Try as I might, I never do understand why it is that some people buy tickets to see a gig, especially an intimate one like this at the cosily tiny Water Rats, and then spend the entire evening jabbering as though their lives depended on it.
“Sssssssshhhhhh!” said the crowd of hardcore shoegazers, Mojave 3 die-hards and other brilliant people. “Jabberjabberjabber” said the jabberers, oblivious to their ignorance.
“I like the ‘ssssssssssssshhhhhhhhhs’,” whispered indie chick Rachel Goswell, almost famously of Slowdive, recently and currently of Mojave 3, tonight taking a centre stage more usually occupied by Neil Halstead in her career thus far. Whoops of joy were heard in echo of her subtle remark as, hands behind back, our headliner got going.
After a recent illness which had caused the cancellation of several gigs this autumn, Rachel was on good form. In a set composed entirely of her own material – no Neil Halstead/Mojave 3 songs in evidence here – she got under way with a couple of atmospheric acoustic numbers, partner Joe providing solid finger-picking fret work under her ethereal vocals.
The album Waves Are Universal is however made up of a fair few band numbers as well as the acoustic whimsy, and a drummer and bassist joined in the fun. As on the album, and despite the drummer’s obvious attempts at playing hushed, Rachel’s vocals were in places difficult to discern. She’s at her best with acompaniment of just guitar live, and while there were no hints of Slowdive experimentation, the band arrangements made her material sound a little too cluttered to these ears.
Her songs share an ethic with Halstead’s – they would seem complete sung around a camp fire on a warm summer’s evening with a group of chilled-out mates reflecting on how beautiful life is.
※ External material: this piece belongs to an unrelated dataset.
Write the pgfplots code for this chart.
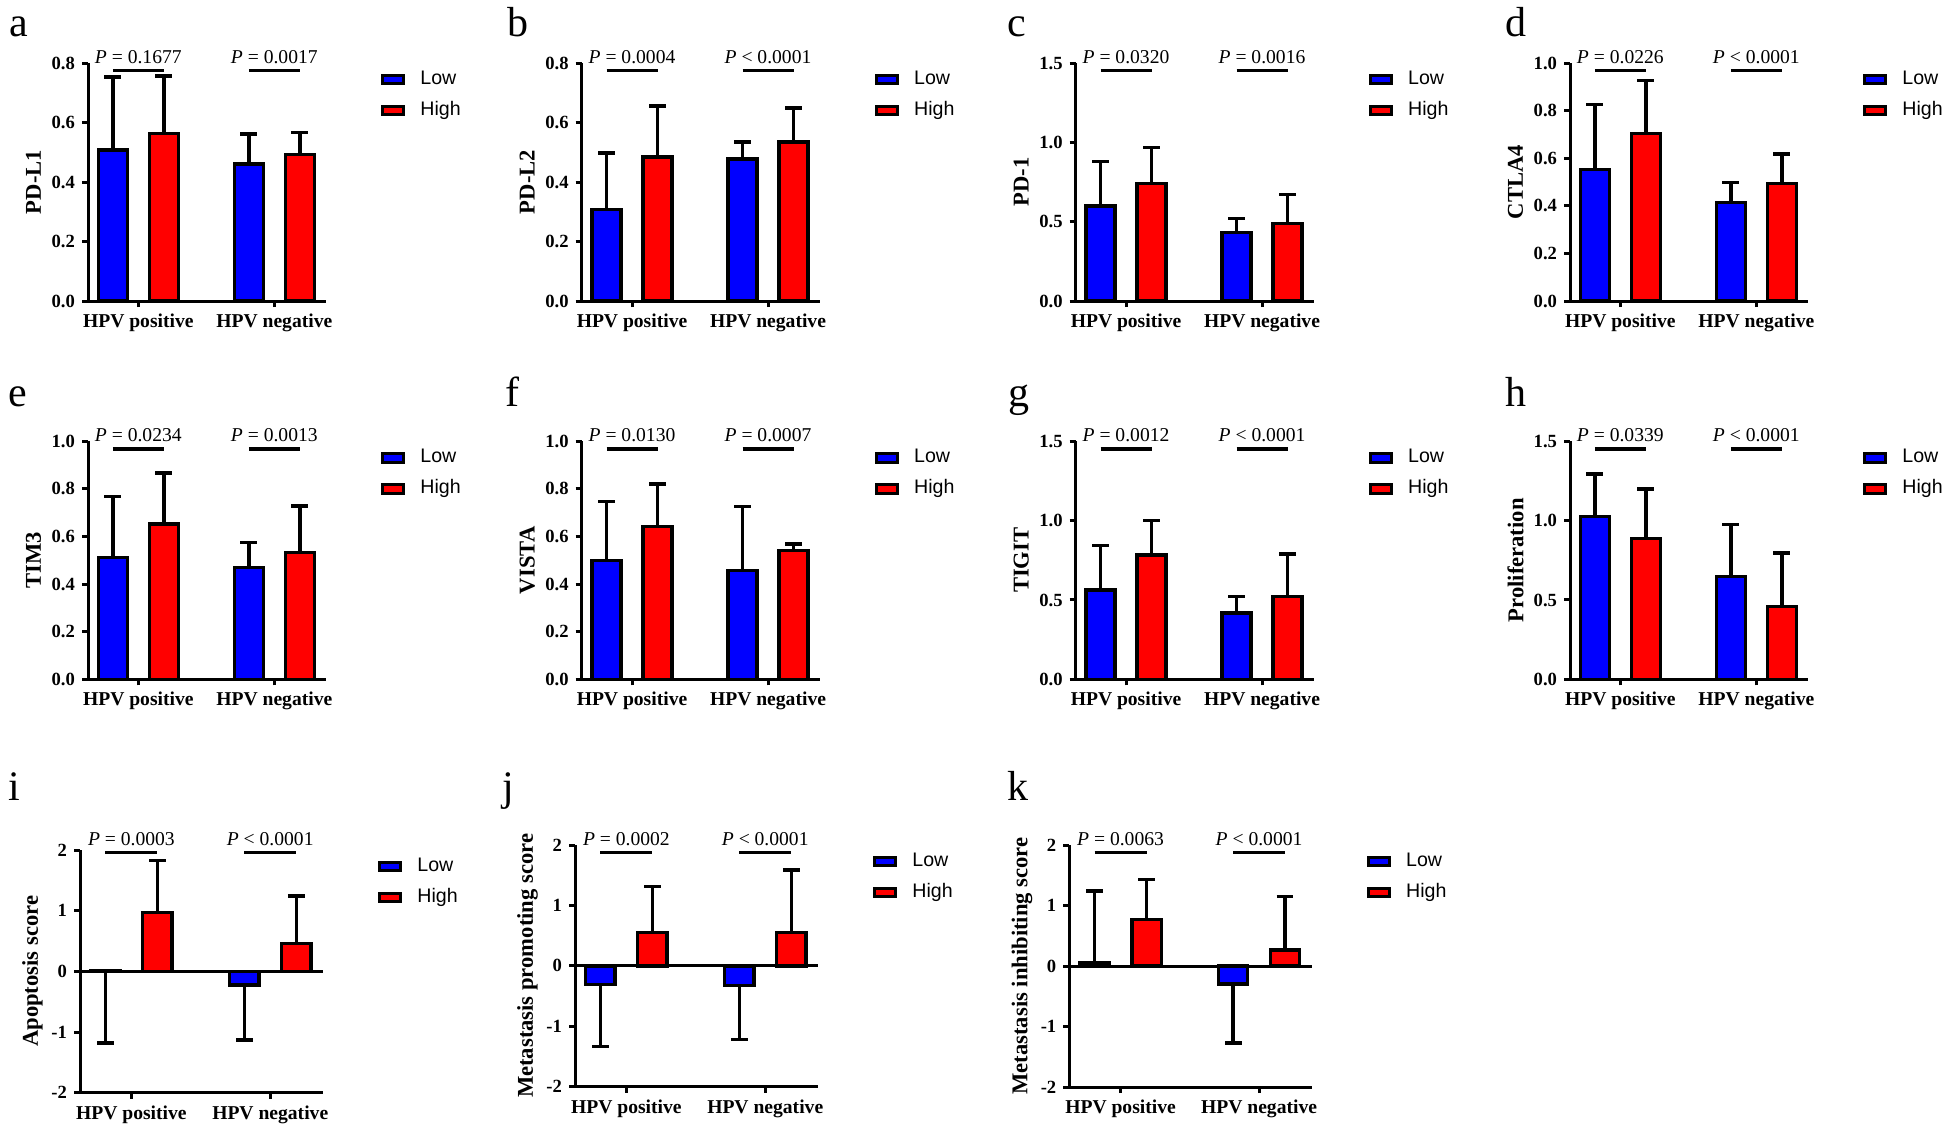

Not the hippy-folky tones of Joan Baez of course, but a strand of musicality that uses the voice as one instrument amongst a mix of several to achieve a mood that verges on the sublime.
A short encore finishes with Rachel demonstrating, somewhat meekly, her talent for accordion to add to the list of instruments she plays – guitar and bass included. She looks completely at home, smiling to her band mates, enjoying the smiles of her faithful crowd. Afterwards, comments from the audience confirm that Rachel has done what she does best – put contented smiles on the faces of those she reaches.